A composite of Foehn and no-Foehn episodes revealed that Foehn events have an important impact on the surface mass balance. It is concluded that surface sublimation plays the major role, with a magnitude of ∼ 1.43 mm w.e. d⁻¹, comparable to that observed at other sites in Antarctica. The blowing-snow sublimation and divergence rate have a comparable magnitude to that of the precipitation (snowfall) rate, with values of 0.35–0.36 mm w.e. d⁻¹. However, while the former makes a positive contribution to the surface mass balance due to the convergence of the snow transport rate at the glacier basin, the latter depletes surface snow, as the drier conditions associated with Foehn reduce the likelihood of the occurrence of precipitation. The melting rate is negligible and is restricted to the coastal areas to the north of the glacier.

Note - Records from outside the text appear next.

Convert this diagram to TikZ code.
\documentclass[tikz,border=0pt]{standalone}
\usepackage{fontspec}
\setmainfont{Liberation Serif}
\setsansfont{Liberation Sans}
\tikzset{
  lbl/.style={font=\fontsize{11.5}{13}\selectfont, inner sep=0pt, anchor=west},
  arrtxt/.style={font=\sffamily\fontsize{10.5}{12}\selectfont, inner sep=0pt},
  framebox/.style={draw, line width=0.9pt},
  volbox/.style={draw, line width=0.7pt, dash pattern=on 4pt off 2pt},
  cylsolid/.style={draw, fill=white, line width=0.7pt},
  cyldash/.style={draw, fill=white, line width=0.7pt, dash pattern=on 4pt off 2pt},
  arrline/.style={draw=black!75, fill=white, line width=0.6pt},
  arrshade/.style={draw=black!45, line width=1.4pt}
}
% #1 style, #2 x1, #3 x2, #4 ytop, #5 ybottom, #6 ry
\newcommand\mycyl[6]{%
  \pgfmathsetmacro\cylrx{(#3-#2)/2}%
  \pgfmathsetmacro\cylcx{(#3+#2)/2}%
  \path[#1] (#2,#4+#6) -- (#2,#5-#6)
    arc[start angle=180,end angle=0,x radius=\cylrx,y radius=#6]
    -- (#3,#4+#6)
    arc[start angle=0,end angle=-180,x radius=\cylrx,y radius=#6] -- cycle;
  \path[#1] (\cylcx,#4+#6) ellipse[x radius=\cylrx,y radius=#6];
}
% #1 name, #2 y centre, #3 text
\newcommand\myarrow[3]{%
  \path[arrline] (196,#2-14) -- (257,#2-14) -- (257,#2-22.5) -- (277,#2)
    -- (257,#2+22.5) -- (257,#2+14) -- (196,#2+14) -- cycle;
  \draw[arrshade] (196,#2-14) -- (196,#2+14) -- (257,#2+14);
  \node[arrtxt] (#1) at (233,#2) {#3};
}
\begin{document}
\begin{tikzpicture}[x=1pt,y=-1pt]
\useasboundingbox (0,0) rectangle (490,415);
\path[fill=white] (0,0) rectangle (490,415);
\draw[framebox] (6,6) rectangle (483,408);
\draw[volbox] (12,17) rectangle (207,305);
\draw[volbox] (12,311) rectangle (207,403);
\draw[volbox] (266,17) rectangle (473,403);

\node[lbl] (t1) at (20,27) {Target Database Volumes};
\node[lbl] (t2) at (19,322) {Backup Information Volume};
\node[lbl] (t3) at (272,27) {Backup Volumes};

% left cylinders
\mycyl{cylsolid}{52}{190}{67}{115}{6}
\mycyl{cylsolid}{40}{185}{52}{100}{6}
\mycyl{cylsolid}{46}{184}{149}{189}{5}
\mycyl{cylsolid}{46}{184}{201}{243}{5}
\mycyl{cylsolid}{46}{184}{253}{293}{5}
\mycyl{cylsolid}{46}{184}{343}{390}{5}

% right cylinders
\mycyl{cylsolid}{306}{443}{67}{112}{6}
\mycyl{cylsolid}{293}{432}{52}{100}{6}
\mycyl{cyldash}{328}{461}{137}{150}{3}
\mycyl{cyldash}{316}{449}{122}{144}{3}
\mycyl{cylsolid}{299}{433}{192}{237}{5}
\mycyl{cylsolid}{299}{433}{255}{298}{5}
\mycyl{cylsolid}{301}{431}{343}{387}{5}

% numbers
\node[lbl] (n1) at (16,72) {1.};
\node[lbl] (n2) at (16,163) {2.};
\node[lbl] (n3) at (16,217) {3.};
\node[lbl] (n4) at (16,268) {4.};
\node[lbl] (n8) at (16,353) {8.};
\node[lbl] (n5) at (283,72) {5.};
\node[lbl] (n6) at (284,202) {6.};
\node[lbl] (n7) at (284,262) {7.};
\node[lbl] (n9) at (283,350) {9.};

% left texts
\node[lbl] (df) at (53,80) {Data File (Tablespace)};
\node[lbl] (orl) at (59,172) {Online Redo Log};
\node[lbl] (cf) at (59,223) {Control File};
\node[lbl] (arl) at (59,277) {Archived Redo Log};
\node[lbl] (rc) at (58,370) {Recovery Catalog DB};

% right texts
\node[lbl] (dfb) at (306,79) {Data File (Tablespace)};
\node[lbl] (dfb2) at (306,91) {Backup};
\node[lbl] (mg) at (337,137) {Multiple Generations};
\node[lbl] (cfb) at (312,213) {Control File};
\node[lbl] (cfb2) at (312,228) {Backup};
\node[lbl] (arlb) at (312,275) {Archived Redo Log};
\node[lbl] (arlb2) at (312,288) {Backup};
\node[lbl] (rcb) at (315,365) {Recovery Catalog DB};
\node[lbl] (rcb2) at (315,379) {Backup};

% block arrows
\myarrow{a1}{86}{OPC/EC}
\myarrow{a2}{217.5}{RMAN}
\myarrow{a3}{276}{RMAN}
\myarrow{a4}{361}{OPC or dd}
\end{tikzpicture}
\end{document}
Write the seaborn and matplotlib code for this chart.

A particularly strong Foehn event took place on 9–11 November 2011. During this period the ASL was more than 1.5 standard deviations stronger than the 1979–2020 climatological mean, with an atmospheric river from the southeastern Pacific injecting moisture into West Antarctica through the Weddell Sea. As the southeasterly winds descended the high terrain east and southeast of the glacier, they accelerated, with 10 m wind speeds in excess of 20 m s⁻¹ and in the top 10 % of the climatological distribution and downward sensible heat fluxes higher than 75 W m⁻², a clear signature of Foehn effects. Besides surface sublimation, at a rate of up to 0.13 mm w.e. h⁻¹, melting was detected using satellite data, with the hourly melting area at times in excess of 100 km².

As Foehn has been shown to play an important role in modulating ice conditions elsewhere around Antarctica, such as in the Antarctic Peninsula (Massom et al., 2018) and Ross Ice Shelf (Zou et al., 2021a and b), a detailed analysis of Antarctica-wide Foehn occurrence is needed to better quantify its contribution to snow sublimation and ice loss. The fact that Foehn winds are more effective in inducing snow sublimation than snowmelt at PIG makes it challenging to detect their total impact on the ice state at the scale of the continent as snow evaporation cannot be detected from space. Advanced remote sensing techniques to detect changes in the depth of the snow layer over land ice are therefore needed.